Let’s take the following data.
k = 49581
N = 98451The point-valued null hypothesis is whether the binomial rate is unbiased, so \(\theta_c = 0.5\).
binom.test(k, N)$p.value## [1] 0.02364686Based on the standard \(\alpha\)-level of \(0.05\), frequentism thus prescribes to reject \(H_0\).
In contrast, using the Savage-Dickey method to compute the Bayes factor, we find strong support in favor of \(H_0\).
dbeta(0.5, k + 1, N - k + 1)## [1] 19.21139The reason why these methods give different results is because they are conceptually completely different things. There is no genuine paradox.
Frequentist testing is a form of model checking. The question addressed by the frequentist hypothesis test is whether a model that assumes that \(\theta_c = 0.5\) is such that, if we assume that this model is true, the data above appears surprising.
The Bayesian method used above hinges on the comparison of two models. The question addressed by the Bayesian comparison-based hypothesis test is which of two models better predicts the observed data from an ex ante point of view (i.e., before having seen the data): the first model assumes that \(\theta_c = 0.5\) and the second model assumes that \(\theta_c \sim \text{Beta}(1,1)\).
For a large \(N\), like in the example at hand, it can be the case that \(\theta_c = 0.5\) is a bad explanation for the data, so that a model-checking test rejects this null hypothesis. At the same time, the alternative model with \(\theta_c \sim \text{Beta}(1,1)\) is even worse than the model \(\theta_c = 0.5\), because it puts credence on many values for \(\theta_c\) that are very, very bad predictors of the data.

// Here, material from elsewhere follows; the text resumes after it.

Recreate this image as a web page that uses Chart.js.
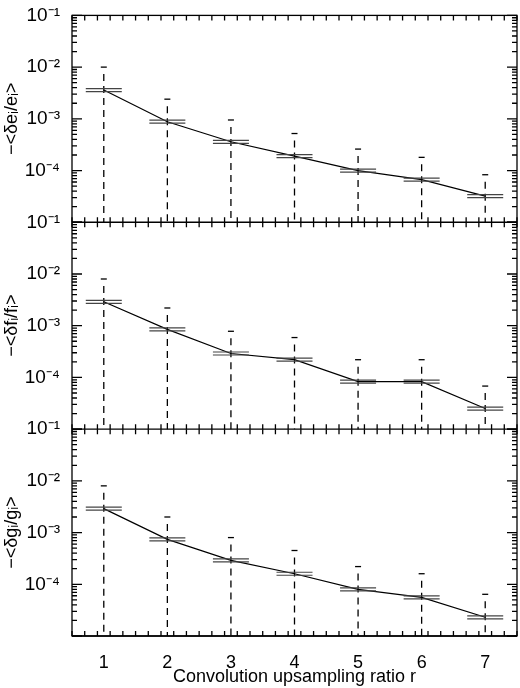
<!DOCTYPE html>
<html>
<head>
<meta charset="utf-8">
<script src="https://cdn.jsdelivr.net/npm/chart.js@4.4.0/dist/chart.umd.min.js"></script>
<style>
  body { margin: 0; background: #fff; }
  #wrap { width: 520px; height: 688px; }
</style>
</head>
<body>
<div id="wrap"><canvas id="chartConv"></canvas></div>
<script>
const ratios = [1, 2, 3, 4, 5, 6, 7];
const eMean = [3.6e-3, 8.8e-4, 3.6e-4, 1.9e-4, 1.0e-4, 6.7e-5, 3.2e-5];
const eUpper = [1.0e-2, 2.4e-3, 9.5e-4, 5.2e-4, 2.6e-4, 1.8e-4, 8.3e-5];
const fMean = [2.9e-3, 8.5e-4, 2.9e-4, 2.2e-4, 8.3e-5, 8.3e-5, 2.5e-5];
const fUpper = [8.0e-3, 2.2e-3, 7.8e-4, 5.9e-4, 2.2e-4, 2.2e-4, 6.8e-5];
const gMean = [2.9e-3, 7.4e-4, 2.9e-4, 1.6e-4, 8.0e-5, 5.6e-5, 2.3e-5];
const gUpper = [8.0e-3, 2.0e-3, 8.0e-4, 4.5e-4, 2.2e-4, 1.6e-4, 6.4e-5];
const decadeLabels = { '-1': '10⁻¹', '-2': '10⁻²', '-3': '10⁻³', '-4': '10⁻⁴' };

document.addEventListener('DOMContentLoaded', function () {
  chartConv();
});

function yAxis(title) {
  return {
    type: 'logarithmic', stack: 'panels', stackWeight: 1,
    min: 1e-5, max: 1e-1, offset: false,
    grid: { display: false },
    border: { display: false },
    afterFit: function (s) { s.width = 72; },
    afterBuildTicks: function (s) {
      const t = [];
      for (let d = -5; d <= -1; d++) {
        for (let m = 1; m < 10; m++) {
          if (d === -1 && m > 1) break;
          t.push({ value: m * Math.pow(10, d) });
        }
      }
      s.ticks = t;
    },
    ticks: {
      autoSkip: false, color: '#000', padding: 4,
      font: { family: 'Liberation Sans', size: 19 },
      callback: function (v) {
        const l = Math.log10(v);
        if (Math.abs(l - Math.round(l)) > 1e-6) return '';
        return decadeLabels[String(Math.round(l))] || '';
      }
    },
    title: { display: true, text: title, color: '#000', padding: 1,
      font: { family: 'Liberation Sans', size: 18 } }
  };
}

const framePlugin = {
  id: 'frame',
  afterDatasetsDraw(chart) {
    const ctx = chart.ctx;
    const a = chart.chartArea;
    const xs = chart.scales.x;
    ctx.save();
    // error bars and markers
    chart.data.datasets.forEach(function (ds) {
      const ys = chart.scales[ds.yAxisID];
      ds.data.forEach(function (v, j) {
        const px = xs.getPixelForValue(ratios[j]);
        const py = ys.getPixelForValue(v);
        const pu = ys.getPixelForValue(ds.upper[j]);
        ctx.strokeStyle = '#000';
        ctx.lineWidth = 1.3;
        ctx.setLineDash([7, 5]);
        ctx.beginPath(); ctx.moveTo(px, pu + 7); ctx.lineTo(px, ys.bottom); ctx.stroke();
        ctx.setLineDash([]);
        ctx.beginPath(); ctx.moveTo(px - 3, pu); ctx.lineTo(px + 3, pu); ctx.stroke();
        ctx.strokeStyle = '#444';
        ctx.lineWidth = 1.2;
        [-1.5, 1.5].forEach(function (o) {
          ctx.beginPath(); ctx.moveTo(px - 18, py + o); ctx.lineTo(px + 18, py + o); ctx.stroke();
        });
      });
    });
    ctx.strokeStyle = '#000';
    ctx.lineWidth = 1.3;
    ctx.strokeRect(a.left, a.top, a.right - a.left, a.bottom - a.top);
    ['y1', 'y2', 'y3'].forEach(function (id) {
      const ys = chart.scales[id];
      ctx.beginPath(); ctx.moveTo(a.left, ys.bottom); ctx.lineTo(a.right, ys.bottom); ctx.stroke();
      ys.ticks.forEach(function (t) {
        const py = ys.getPixelForValue(t.value);
        const l = Math.log10(t.value);
        const len = Math.abs(l - Math.round(l)) < 1e-6 ? 10 : 5;
        ctx.beginPath();
        ctx.moveTo(a.left, py); ctx.lineTo(a.left + len, py);
        ctx.moveTo(a.right, py); ctx.lineTo(a.right - len, py);
        ctx.stroke();
      });
      for (let k = 0; k <= 35; k++) {
        const xv = 0.5 + k * 0.2;
        const px = xs.getPixelForValue(xv);
        const major = Math.abs(xv - Math.round(xv)) < 1e-6;
        const len = major ? 10 : 5;
        ctx.beginPath();
        ctx.moveTo(px, ys.bottom); ctx.lineTo(px, ys.bottom - len);
        ctx.moveTo(px, ys.top); ctx.lineTo(px, ys.top + len);
        ctx.stroke();
      }
    });
    ctx.restore();
  }
};

function chartConv() {
  const canvaConv = document.getElementById('chartConv').getContext('2d');
  const lineStyle = { borderColor: '#000', borderWidth: 1.2, pointRadius: 0, fill: false, tension: 0 };

  new Chart(canvaConv, {
    type: 'line',
    data: {
      labels: ratios,
      datasets: [
        Object.assign({ label: 'e', data: eMean, upper: eUpper, yAxisID: 'y1' }, lineStyle),
        Object.assign({ label: 'f', data: fMean, upper: fUpper, yAxisID: 'y2' }, lineStyle),
        Object.assign({ label: 'g', data: gMean, upper: gUpper, yAxisID: 'y3' }, lineStyle)
      ]
    },
    options: {
      responsive: true,
      maintainAspectRatio: false,
      animation: false,
      layout: { padding: { top: 5, right: 3, left: 0, bottom: 0 } },
      plugins: { legend: { display: false }, tooltip: { enabled: false } },
      scales: {
        x: {
          type: 'linear', min: 0.5, max: 7.5,
          grid: { display: false }, border: { display: false },
          afterFit: function (s) { s.height = 52; },
          afterBuildTicks: function (s) { s.ticks = ratios.map(function (r) { return { value: r }; }); },
          ticks: { color: '#000', padding: 8, font: { family: 'Liberation Sans', size: 18 } },
          title: { display: true, text: 'Convolution upsampling ratio r', color: '#000',
            padding: { top: 2, bottom: 0 },
            font: { family: 'Liberation Sans', size: 18 } }
        },
        y3: yAxis('−<δgᵢ/gᵢ>'),
        y2: yAxis('−<δfᵢ/fᵢ>'),
        y1: yAxis('−<δeᵢ/eᵢ>')
      }
    },
    plugins: [framePlugin]
  });
}
</script>
</body>
</html>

None of these considerations lend themselves to a principled argument for or against frequentism or Bayesianism. The lesson to be learned is that these different approaches ask different questions (about models and data). The agile data analyst will diligently check each concrete research context for which method is most conducive to gaining the insights relevant for the given purpose.